*** Information shown ***

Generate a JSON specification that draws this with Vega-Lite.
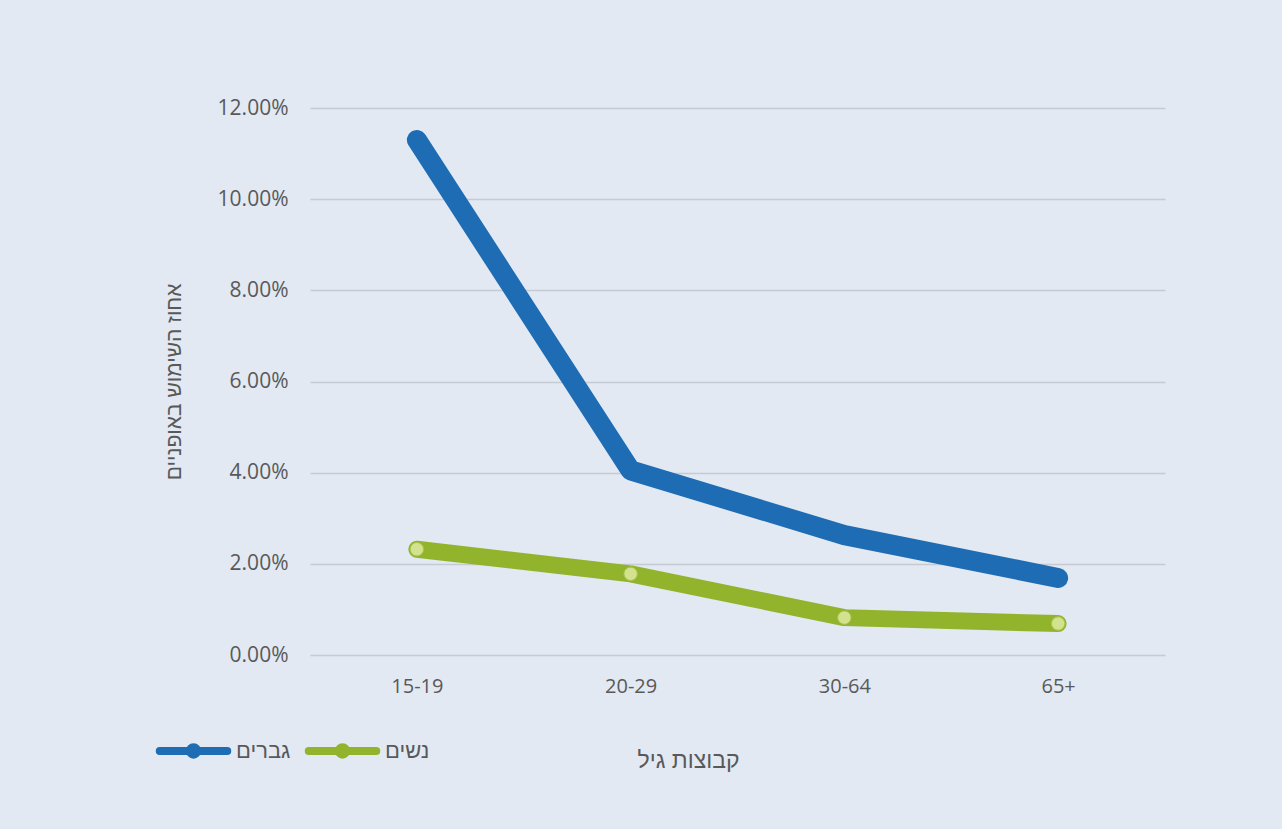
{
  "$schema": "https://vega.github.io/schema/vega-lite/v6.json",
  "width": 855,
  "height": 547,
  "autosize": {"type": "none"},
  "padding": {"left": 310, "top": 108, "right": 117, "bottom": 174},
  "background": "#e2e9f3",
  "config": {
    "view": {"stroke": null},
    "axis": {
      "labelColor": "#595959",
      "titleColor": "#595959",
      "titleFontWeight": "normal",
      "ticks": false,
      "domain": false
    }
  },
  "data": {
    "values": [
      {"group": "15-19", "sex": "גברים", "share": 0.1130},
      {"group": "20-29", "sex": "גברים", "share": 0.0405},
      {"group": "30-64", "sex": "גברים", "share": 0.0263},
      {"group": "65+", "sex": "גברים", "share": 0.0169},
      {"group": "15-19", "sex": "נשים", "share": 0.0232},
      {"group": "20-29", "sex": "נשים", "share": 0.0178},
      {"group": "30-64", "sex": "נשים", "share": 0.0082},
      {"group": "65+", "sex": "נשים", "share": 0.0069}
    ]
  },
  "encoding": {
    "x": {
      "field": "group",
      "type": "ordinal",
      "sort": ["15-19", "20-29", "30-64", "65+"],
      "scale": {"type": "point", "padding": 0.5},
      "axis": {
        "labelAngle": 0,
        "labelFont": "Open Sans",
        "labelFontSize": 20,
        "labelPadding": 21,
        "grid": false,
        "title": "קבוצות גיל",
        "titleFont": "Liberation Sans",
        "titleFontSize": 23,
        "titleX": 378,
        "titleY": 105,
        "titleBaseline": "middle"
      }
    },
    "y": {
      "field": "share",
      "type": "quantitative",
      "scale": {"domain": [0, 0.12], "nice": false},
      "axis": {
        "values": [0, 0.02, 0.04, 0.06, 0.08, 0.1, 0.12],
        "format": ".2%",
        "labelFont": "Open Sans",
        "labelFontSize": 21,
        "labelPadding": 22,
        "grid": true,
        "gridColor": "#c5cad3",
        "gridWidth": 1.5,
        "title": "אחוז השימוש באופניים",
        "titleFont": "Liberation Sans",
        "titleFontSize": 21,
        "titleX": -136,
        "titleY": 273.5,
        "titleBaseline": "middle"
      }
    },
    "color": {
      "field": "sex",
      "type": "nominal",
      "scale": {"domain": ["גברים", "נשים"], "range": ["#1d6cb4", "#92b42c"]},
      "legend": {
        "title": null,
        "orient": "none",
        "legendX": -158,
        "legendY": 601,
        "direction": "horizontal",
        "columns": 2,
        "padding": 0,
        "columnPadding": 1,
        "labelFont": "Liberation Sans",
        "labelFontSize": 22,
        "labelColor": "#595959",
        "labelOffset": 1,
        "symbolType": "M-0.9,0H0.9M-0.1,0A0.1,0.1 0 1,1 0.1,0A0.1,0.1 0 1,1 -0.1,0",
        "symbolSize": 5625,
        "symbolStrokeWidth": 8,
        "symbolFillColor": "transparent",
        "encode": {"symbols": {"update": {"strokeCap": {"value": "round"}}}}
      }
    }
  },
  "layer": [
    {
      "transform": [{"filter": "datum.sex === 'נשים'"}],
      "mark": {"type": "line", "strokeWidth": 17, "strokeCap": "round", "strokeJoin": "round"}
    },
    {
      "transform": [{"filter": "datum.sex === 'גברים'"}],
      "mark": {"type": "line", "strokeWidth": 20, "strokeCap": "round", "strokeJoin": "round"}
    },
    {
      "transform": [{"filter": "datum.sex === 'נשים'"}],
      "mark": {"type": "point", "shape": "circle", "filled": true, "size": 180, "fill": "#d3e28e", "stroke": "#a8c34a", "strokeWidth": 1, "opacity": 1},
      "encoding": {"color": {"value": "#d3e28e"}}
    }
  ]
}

***

Task objective
Transcribe the whole listing exactly. Pictures are excluded.

The reply
Generate a JSON specification that draws this with Vega-Lite.
{
  "$schema": "https://vega.github.io/schema/vega-lite/v6.json",
  "width": 855,
  "height": 547,
  "autosize": {"type": "none"},
  "padding": {"left": 310, "top": 108, "right": 117, "bottom": 174},
  "background": "#e2e9f3",
  "config": {
    "view": {"stroke": null},
    "axis": {
      "labelColor": "#595959",
      "titleColor": "#595959",
      "titleFontWeight": "normal",
      "ticks": false,
      "domain": false
    }
  },
  "data": {
    "values": [
      {"group": "15-19", "sex": "גברים", "share": 0.1130},
      {"group": "20-29", "sex": "גברים", "share": 0.0405},
      {"group": "30-64", "sex": "גברים", "share": 0.0263},
      {"group": "65+", "sex": "גברים", "share": 0.0169},
      {"group": "15-19", "sex": "נשים", "share": 0.0232},
      {"group": "20-29", "sex": "נשים", "share": 0.0178},
      {"group": "30-64", "sex": "נשים", "share": 0.0082},
      {"group": "65+", "sex": "נשים", "share": 0.0069}
    ]
  },
  "encoding": {
    "x": {
      "field": "group",
      "type": "ordinal",
      "sort": ["15-19", "20-29", "30-64", "65+"],
      "scale": {"type": "point", "padding": 0.5},
      "axis": {
        "labelAngle": 0,
        "labelFont": "Open Sans",
        "labelFontSize": 20,
        "labelPadding": 21,
        "grid": false,
        "title": "קבוצות גיל",
        "titleFont": "Liberation Sans",
        "titleFontSize": 23,
        "titleX": 378,
        "titleY": 105,
        "titleBaseline": "middle"
      }
    },
    "y": {
      "field": "share",
      "type": "quantitative",
      "scale": {"domain": [0, 0.12], "nice": false},
      "axis": {
        "values": [0, 0.02, 0.04, 0.06, 0.08, 0.1, 0.12],
        "format": ".2%",
        "labelFont": "Open Sans",
        "labelFontSize": 21,
        "labelPadding": 22,
        "grid": true,
        "gridColor": "#c5cad3",
        "gridWidth": 1.5,
        "title": "אחוז השימוש באופניים",
        "titleFont": "Liberation Sans",
        "titleFontSize": 21,
        "titleX": -136,
        "titleY": 273.5,
        "titleBaseline": "middle"
      }
    },
    "color": {
      "field": "sex",
      "type": "nominal",
      "scale": {"domain": ["גברים", "נשים"], "range": ["#1d6cb4", "#92b42c"]},
      "legend": {
        "title": null,
        "orient": "none",
        "legendX": -158,
        "legendY": 601,
        "direction": "horizontal",
        "columns": 2,
        "padding": 0,
        "columnPadding": 1,
        "labelFont": "Liberation Sans",
        "labelFontSize": 22,
        "labelColor": "#595959",
        "labelOffset": 1,
        "symbolType": "M-0.9,0H0.9M-0.1,0A0.1,0.1 0 1,1 0.1,0A0.1,0.1 0 1,1 -0.1,0",
        "symbolSize": 5625,
        "symbolStrokeWidth": 8,
        "symbolFillColor": "transparent",
        "encode": {"symbols": {"update": {"strokeCap": {"value": "round"}}}}
      }
    }
  },
  "layer": [
    {
      "transform": [{"filter": "datum.sex === 'נשים'"}],
      "mark": {"type": "line", "strokeWidth": 17, "strokeCap": "round", "strokeJoin": "round"}
    },
    {
      "transform": [{"filter": "datum.sex === 'גברים'"}],
      "mark": {"type": "line", "strokeWidth": 20, "strokeCap": "round", "strokeJoin": "round"}
    },
    {
      "transform": [{"filter": "datum.sex === 'נשים'"}],
      "mark": {"type": "point", "shape": "circle", "filled": true, "size": 180, "fill": "#d3e28e", "stroke": "#a8c34a", "strokeWidth": 1, "opacity": 1},
      "encoding": {"color": {"value": "#d3e28e"}}
    }
  ]
}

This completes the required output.